WORK TO COMPLETE | Quote the records exactly, starting at the first line and stopping after the line with "import matplotlib.pyplot as plt"; skip the pictures.

ENTRIES SHOWN |
···
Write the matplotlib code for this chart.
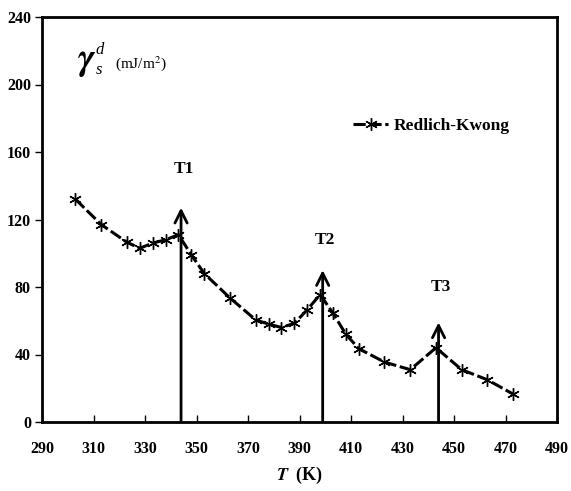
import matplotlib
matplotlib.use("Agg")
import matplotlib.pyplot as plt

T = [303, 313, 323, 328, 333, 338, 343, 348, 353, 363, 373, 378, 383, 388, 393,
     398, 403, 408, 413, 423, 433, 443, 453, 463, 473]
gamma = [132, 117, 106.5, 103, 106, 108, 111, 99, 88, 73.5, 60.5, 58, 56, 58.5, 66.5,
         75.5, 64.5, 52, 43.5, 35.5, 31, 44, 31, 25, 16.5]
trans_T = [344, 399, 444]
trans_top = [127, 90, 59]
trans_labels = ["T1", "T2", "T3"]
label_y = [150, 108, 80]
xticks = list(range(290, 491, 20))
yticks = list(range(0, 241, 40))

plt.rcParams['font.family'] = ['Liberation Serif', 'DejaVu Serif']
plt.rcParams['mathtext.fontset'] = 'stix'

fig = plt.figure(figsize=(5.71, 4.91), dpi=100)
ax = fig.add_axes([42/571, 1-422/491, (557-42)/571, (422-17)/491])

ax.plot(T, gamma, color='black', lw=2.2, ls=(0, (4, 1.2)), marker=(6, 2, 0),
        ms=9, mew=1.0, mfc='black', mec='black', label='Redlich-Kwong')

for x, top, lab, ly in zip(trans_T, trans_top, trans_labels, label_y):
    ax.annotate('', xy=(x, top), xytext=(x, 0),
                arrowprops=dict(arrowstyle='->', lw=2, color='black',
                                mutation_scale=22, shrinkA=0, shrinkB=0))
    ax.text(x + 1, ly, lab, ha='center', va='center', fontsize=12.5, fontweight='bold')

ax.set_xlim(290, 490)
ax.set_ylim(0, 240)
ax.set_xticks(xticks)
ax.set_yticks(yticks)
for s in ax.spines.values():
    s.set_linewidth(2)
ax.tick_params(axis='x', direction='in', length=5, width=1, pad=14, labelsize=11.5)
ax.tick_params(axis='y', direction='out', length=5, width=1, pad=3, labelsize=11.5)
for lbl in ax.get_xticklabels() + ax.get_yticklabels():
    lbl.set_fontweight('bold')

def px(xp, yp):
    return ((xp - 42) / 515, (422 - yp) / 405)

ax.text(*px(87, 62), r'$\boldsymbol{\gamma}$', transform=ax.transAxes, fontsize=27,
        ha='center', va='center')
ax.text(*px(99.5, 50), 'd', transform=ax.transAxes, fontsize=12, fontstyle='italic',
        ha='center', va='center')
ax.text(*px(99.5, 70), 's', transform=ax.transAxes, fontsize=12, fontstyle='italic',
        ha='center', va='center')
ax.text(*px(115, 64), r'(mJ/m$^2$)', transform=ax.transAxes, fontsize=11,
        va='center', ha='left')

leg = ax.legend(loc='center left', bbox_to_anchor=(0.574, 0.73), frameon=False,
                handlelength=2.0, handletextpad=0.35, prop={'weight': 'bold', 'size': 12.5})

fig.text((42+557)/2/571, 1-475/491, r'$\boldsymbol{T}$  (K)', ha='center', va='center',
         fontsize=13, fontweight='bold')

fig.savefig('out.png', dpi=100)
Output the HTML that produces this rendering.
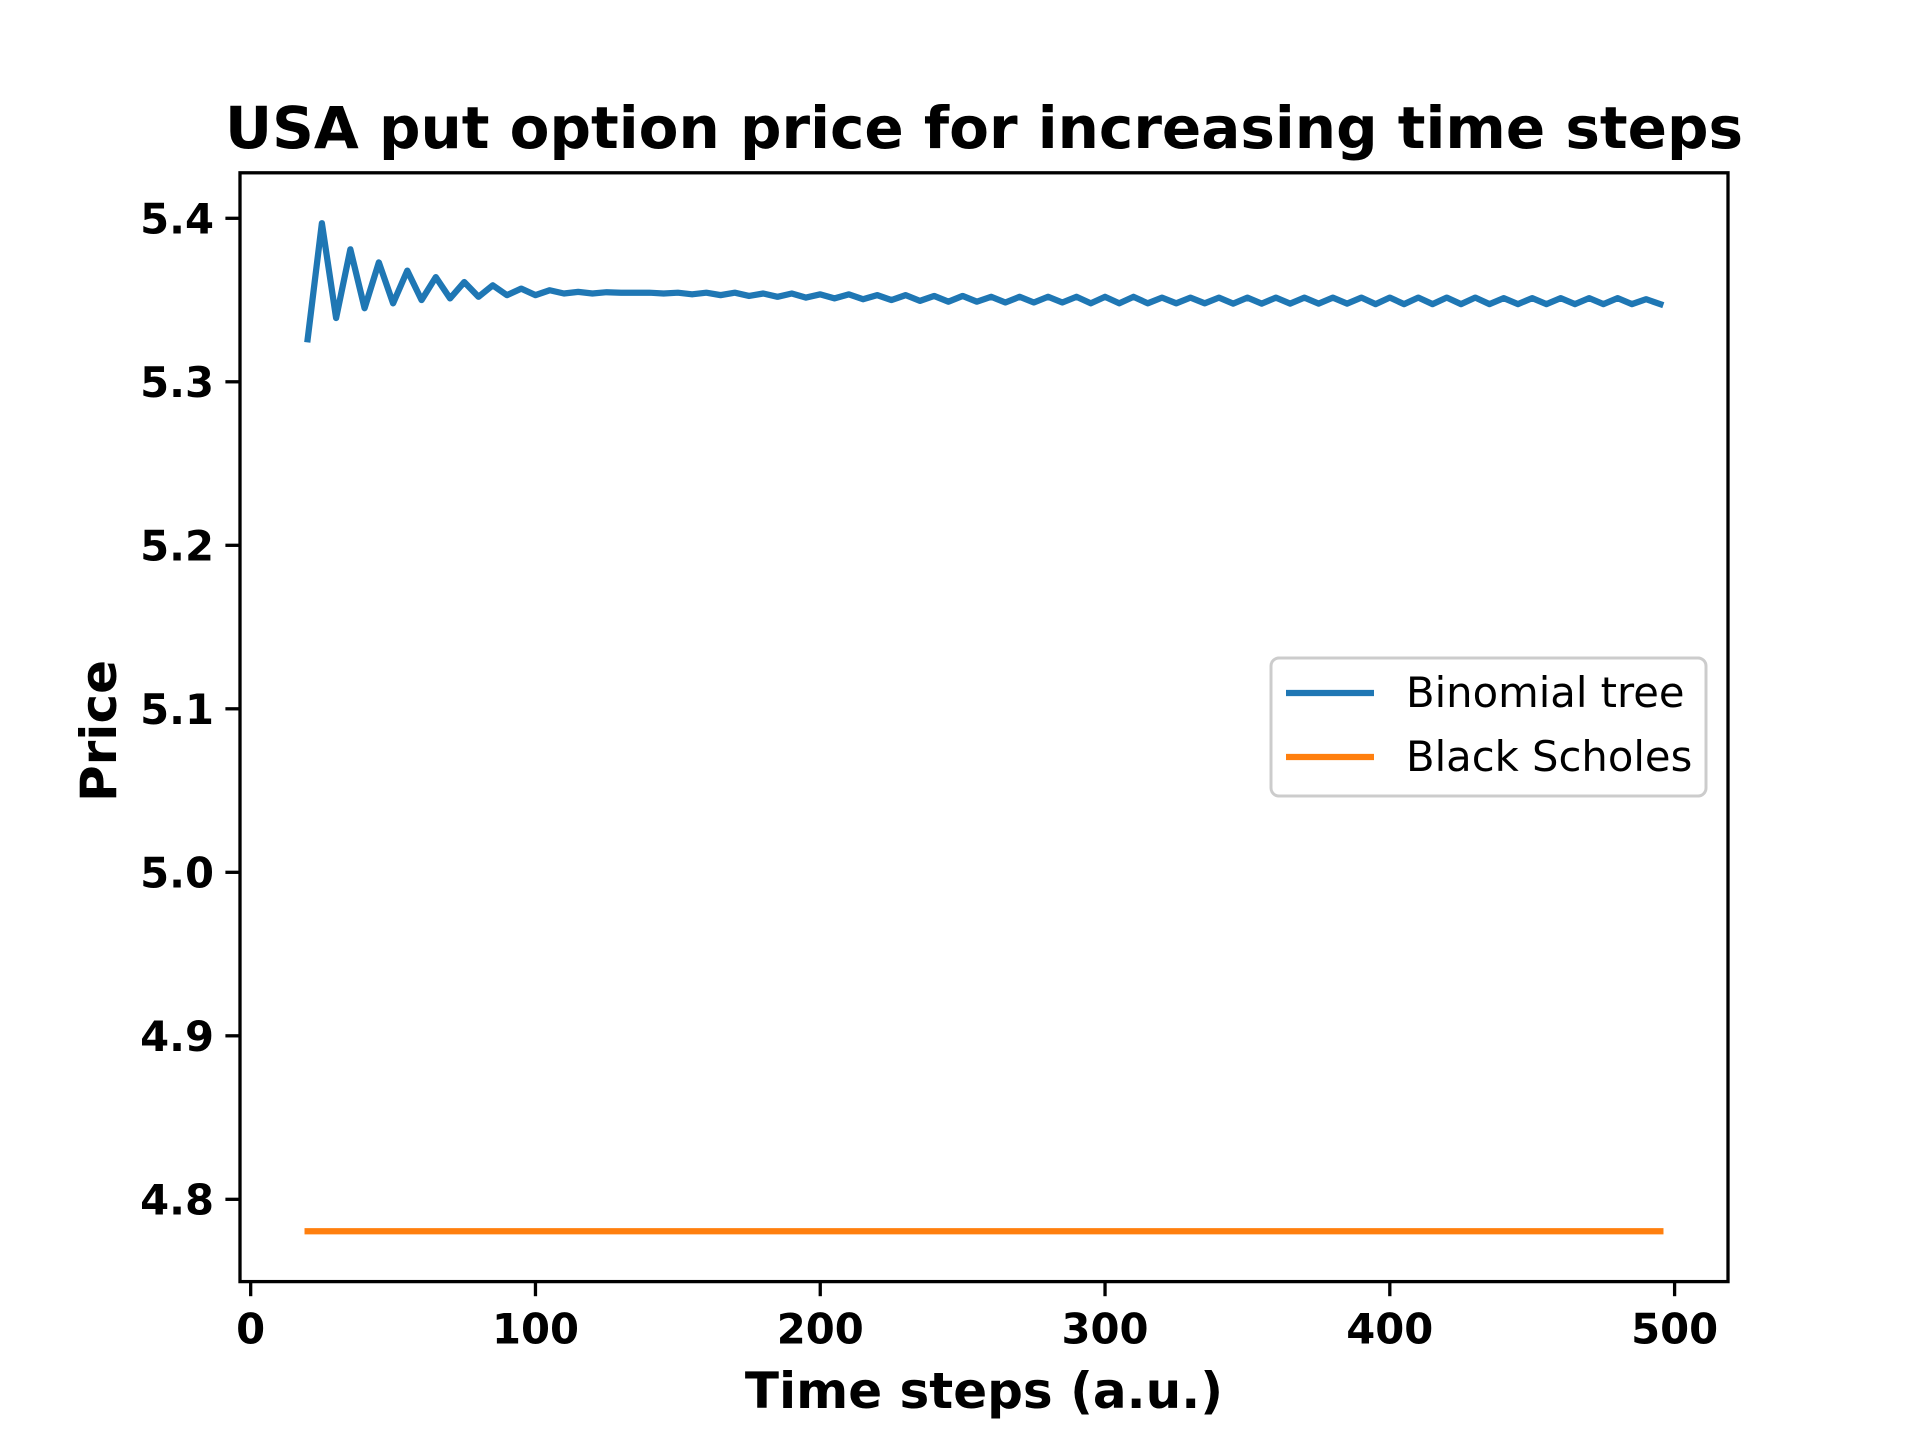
···
TASK RESPONSE |
Write the matplotlib code for this chart.
import matplotlib
matplotlib.use("Agg")
import matplotlib.pyplot as plt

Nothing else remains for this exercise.